The emotional well-being of the state’s youth is such an incredibly complex amalgamation of factors that it’s simply impossible to blame, say, Instagram for making kids depressed or anxious.

Yet we’re sold a simplistic narrative, that social media is “killing our kids.” And it feels familiar, as if TikTok and Instagram follow rock music and violent video games as the latest source of society’s ills.

But even if we assume, for the sake of argument, that Cox is right and social media is doing significant harm to young people, what do we do about it?

We know what Cox and the Utah Legislature have chosen to do: The bills he signed require verified parental permission for anyone under the age of 18 to get access to social media; give parents unfettered access to their children’s posts and private messages; and proposes a curfew.

Parents who believe social media companies are violating the law are able to sue the companies for damages and attorneys fees.

And, perhaps admitting they don’t quite have their arms wrapped around the issue, the governor and Legislature are waiting a year and through another legislative session to enact the law. If we knew social media was actually killing our children, wouldn’t we want to stop those companies yesterday?

The legislation also raises serious constitutional issues, primarily among them, whether the state has a compelling interest in restricting the free speech and privacy rights of young people and treating kindergartners the same as some high school seniors.

Obviously, this will end up in court where there’s a good chance it will be struck down. Assuming it isn’t, the implementation raises serious problems on its own.

And I should note here that nobody really knows age verification will work since it leaves that up to the Utah Department of Commerce to figure out.
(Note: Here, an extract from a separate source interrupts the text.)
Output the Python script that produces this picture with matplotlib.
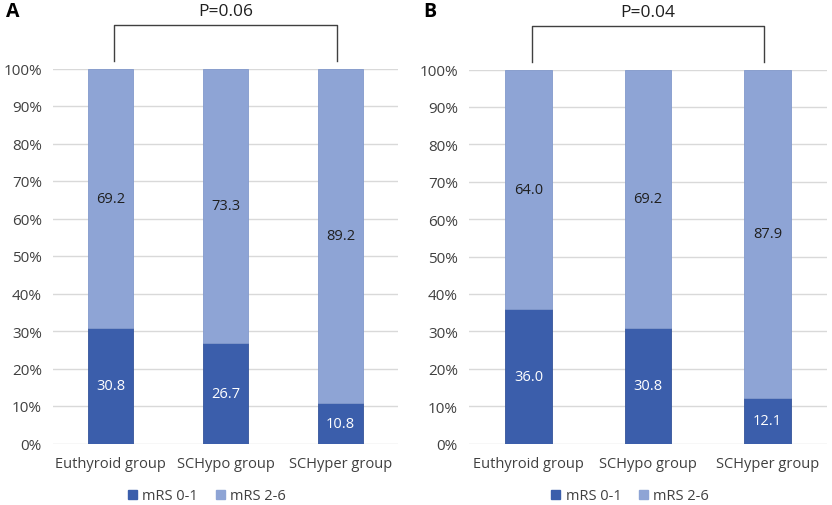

One possibility is requiring parents to upload a driver license or some other identifying material to the social media company.

“For every user in Utah, that’s really going to be an uphill battle to explain,” said Taylor Barkley, the director of technology and innovation at Utah State University’s Center for Growth and Opportunity.
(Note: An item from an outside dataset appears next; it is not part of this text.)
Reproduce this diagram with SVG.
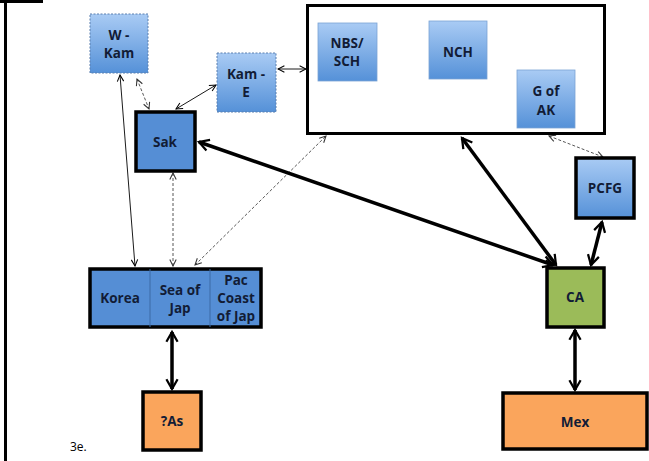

In January, the CGO did a survey of U.S. adults that found 60% disagreed with having to share their identification to access social media, while 68% opposed having to share their child’s identification. Opposition was stronger among Republicans than Democrats.

It’s understandable why people are uneasy. On one hand, Utah Republicans are up-in-arms about TikTok supposedly being a spy tool of the Chinese Communist Party, and on the other are potentially asking every adult citizen to upload a license or other identifying information in order to watch talking dogs or learn the latest dance fad.

We’re supposed to trust these companies to gather the information and not retain it or use it in some other way.

What’s more, Barkley said the media platforms would presumably be required to authenticate that the permission is actually coming from an actual parent — not an ID lifted from a wallet or provided by another relative.

All of this assumes that kids, especially teens, can’t figure out how to use a virtual private network to make it look like they’re logging in from some other state in order to get around the restrictions.

It’s odd to have the same small-government state legislators who argued that parents know what’s best for their kids when it comes to school vouchers eager to dictate to parents how their children can use social media — right down to a proposed 10:30 bedtime.

Maybe Cox can raise your kids better than you can.

If we accept that social media is a problem, there are reasonable steps we could have taken. Coyne notes that, because social media isn’t going away, the state could have invested in quality education starting at a young age in hopes “that they become really healthy users of technology and they’ll thrive in this environment.”

The government could push for more transparency in the algorithms, Coyne said, so researchers like her could help ensure they’re built to foster good mental health.

The state could have promoted some of the parental control tools that are already available, Barkley said. That includes tools that let parents block websites, track social media and impose a “lights-out” time all on their own.

Sure, this legislation gets lots of headlines. But there’s a good chance it’s unconstitutional, may not be workable if it passes muster, infringes on the privacy of every Utahn in the state and could actually hurt the kids it seeks to help.